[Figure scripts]
******************************

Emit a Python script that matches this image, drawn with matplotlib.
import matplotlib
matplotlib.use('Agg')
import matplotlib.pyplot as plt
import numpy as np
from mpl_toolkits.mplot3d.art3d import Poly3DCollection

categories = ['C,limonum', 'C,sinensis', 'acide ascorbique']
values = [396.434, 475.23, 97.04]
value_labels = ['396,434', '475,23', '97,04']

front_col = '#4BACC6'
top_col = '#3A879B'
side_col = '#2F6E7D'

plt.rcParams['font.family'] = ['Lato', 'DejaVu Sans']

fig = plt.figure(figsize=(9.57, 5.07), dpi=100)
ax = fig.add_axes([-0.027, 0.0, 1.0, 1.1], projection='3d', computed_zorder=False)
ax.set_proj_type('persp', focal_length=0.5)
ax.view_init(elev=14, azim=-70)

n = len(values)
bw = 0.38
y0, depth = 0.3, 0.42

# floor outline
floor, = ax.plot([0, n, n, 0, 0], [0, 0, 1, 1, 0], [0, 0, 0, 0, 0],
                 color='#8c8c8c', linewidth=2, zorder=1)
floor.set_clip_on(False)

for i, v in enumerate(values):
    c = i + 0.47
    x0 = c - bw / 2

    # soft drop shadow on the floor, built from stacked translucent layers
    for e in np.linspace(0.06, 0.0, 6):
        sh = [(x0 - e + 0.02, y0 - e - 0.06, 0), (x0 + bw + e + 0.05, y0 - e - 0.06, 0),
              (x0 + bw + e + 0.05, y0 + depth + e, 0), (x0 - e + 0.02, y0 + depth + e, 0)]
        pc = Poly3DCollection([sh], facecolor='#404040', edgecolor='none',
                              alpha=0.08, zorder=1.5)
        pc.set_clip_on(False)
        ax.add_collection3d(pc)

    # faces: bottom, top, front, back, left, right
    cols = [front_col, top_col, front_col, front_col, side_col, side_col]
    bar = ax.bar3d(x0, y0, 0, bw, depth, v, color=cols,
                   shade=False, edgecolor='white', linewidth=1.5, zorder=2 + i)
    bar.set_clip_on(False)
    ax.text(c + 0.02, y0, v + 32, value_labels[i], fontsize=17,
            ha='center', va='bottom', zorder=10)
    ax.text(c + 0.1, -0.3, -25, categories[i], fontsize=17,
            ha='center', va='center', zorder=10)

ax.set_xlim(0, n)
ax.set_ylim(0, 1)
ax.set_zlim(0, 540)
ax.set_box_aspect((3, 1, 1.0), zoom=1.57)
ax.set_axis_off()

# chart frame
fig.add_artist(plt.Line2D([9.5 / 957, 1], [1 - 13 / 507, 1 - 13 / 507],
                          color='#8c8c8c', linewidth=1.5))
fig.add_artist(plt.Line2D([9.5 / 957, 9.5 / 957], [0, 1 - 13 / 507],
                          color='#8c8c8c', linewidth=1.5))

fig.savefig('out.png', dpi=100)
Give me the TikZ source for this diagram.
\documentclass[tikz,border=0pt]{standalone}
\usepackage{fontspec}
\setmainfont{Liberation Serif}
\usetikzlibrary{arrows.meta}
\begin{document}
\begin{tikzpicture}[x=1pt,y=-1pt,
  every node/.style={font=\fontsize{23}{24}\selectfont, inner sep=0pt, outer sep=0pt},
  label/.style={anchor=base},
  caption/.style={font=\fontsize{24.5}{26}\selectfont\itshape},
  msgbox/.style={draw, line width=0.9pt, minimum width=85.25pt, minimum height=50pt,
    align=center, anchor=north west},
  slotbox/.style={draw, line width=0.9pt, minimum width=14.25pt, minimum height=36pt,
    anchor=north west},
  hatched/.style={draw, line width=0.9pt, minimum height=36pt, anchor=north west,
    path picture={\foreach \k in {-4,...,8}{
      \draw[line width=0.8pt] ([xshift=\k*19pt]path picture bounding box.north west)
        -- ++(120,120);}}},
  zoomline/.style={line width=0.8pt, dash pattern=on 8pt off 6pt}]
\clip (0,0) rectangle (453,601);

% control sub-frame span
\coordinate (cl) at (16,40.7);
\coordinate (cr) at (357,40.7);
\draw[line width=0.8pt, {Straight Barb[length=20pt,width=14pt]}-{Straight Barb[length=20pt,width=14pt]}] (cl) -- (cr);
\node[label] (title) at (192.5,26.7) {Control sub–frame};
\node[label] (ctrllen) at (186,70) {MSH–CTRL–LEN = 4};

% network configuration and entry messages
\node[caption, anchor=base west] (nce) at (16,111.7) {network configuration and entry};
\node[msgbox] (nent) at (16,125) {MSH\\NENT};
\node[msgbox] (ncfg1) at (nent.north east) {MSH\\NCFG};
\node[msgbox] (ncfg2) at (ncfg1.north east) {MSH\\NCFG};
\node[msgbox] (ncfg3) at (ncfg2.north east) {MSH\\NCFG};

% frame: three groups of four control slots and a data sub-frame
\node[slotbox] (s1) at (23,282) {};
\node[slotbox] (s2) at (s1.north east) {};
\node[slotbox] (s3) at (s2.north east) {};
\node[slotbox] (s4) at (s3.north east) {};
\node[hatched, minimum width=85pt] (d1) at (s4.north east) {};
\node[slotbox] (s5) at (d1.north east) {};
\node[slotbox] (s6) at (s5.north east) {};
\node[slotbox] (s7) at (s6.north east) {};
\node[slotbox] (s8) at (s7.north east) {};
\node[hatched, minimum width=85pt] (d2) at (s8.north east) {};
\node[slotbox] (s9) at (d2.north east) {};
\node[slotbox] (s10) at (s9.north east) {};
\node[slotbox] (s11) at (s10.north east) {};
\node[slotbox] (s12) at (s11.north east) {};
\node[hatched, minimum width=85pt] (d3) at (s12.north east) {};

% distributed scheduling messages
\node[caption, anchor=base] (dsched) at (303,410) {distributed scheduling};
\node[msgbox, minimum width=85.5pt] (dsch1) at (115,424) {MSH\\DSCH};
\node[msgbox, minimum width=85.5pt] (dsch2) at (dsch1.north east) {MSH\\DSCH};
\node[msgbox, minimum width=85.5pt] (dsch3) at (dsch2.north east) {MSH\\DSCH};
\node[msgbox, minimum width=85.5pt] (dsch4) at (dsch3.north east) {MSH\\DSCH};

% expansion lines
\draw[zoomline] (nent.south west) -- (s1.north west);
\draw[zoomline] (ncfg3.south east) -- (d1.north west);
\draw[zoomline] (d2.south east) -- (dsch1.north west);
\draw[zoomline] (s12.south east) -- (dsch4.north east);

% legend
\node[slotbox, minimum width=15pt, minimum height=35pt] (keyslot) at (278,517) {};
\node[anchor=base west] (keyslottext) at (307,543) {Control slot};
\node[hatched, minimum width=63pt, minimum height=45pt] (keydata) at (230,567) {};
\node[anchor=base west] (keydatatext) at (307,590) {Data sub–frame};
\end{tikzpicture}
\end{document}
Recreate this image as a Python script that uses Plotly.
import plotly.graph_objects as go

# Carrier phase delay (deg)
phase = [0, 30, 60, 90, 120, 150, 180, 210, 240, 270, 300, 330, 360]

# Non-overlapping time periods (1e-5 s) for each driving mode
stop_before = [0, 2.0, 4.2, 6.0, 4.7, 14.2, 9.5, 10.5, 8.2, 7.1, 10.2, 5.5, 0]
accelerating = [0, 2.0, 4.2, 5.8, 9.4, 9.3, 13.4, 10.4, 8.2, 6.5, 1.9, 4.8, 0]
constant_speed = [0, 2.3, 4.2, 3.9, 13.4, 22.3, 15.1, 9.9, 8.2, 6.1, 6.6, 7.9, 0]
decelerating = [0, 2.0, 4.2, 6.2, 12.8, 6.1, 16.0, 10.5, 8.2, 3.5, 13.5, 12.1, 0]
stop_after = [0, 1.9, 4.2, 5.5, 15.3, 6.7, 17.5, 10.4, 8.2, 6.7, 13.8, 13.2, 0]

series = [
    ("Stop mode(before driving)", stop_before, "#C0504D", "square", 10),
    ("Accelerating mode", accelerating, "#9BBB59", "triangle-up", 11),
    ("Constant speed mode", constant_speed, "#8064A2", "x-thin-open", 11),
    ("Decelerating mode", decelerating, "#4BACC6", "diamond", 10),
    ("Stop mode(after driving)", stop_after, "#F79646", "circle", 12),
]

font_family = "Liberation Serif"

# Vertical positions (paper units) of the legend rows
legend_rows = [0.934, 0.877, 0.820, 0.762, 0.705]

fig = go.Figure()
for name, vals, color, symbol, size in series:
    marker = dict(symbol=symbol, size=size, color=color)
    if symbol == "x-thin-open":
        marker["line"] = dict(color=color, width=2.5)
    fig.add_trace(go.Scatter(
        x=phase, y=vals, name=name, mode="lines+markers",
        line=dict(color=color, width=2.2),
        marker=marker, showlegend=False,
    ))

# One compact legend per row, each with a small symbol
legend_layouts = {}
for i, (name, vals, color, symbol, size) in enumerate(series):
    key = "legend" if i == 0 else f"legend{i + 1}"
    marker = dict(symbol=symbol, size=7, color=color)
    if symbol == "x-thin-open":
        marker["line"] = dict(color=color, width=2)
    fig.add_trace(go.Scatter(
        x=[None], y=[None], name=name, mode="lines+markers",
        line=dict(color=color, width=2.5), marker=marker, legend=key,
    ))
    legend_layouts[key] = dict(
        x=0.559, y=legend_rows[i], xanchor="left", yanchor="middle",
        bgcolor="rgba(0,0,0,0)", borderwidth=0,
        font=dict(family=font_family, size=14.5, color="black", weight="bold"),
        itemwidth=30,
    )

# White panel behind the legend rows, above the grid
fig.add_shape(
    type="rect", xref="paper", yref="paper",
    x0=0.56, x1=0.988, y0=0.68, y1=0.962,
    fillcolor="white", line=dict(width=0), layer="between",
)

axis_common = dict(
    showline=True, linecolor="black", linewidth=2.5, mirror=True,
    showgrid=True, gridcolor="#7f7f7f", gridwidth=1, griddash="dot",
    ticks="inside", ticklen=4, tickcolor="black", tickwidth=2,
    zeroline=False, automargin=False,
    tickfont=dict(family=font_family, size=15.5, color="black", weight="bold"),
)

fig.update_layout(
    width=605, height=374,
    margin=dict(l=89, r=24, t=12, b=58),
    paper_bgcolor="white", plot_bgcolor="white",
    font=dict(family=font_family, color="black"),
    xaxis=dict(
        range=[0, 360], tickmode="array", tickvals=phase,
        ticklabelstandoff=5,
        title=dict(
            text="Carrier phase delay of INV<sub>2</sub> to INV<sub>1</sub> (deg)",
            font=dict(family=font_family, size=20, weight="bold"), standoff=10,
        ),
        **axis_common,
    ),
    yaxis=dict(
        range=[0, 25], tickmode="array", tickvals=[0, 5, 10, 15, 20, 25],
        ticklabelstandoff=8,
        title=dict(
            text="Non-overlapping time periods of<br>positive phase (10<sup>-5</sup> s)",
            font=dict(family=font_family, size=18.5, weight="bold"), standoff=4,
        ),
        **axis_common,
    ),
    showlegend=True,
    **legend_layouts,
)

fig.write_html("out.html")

******************************

◆ **Required work**: In the material above, locate the line containing "Give me the TikZ source for this diagram." and the line containing "(0,0) rectangle (453,601);". Transcribe exactly those two lines and every line between them, and nothing more.

◆ **Answer for the task**:
Give me the TikZ source for this diagram.
\documentclass[tikz,border=0pt]{standalone}
\usepackage{fontspec}
\setmainfont{Liberation Serif}
\usetikzlibrary{arrows.meta}
\begin{document}
\begin{tikzpicture}[x=1pt,y=-1pt,
  every node/.style={font=\fontsize{23}{24}\selectfont, inner sep=0pt, outer sep=0pt},
  label/.style={anchor=base},
  caption/.style={font=\fontsize{24.5}{26}\selectfont\itshape},
  msgbox/.style={draw, line width=0.9pt, minimum width=85.25pt, minimum height=50pt,
    align=center, anchor=north west},
  slotbox/.style={draw, line width=0.9pt, minimum width=14.25pt, minimum height=36pt,
    anchor=north west},
  hatched/.style={draw, line width=0.9pt, minimum height=36pt, anchor=north west,
    path picture={\foreach \k in {-4,...,8}{
      \draw[line width=0.8pt] ([xshift=\k*19pt]path picture bounding box.north west)
        -- ++(120,120);}}},
  zoomline/.style={line width=0.8pt, dash pattern=on 8pt off 6pt}]
\clip (0,0) rectangle (453,601);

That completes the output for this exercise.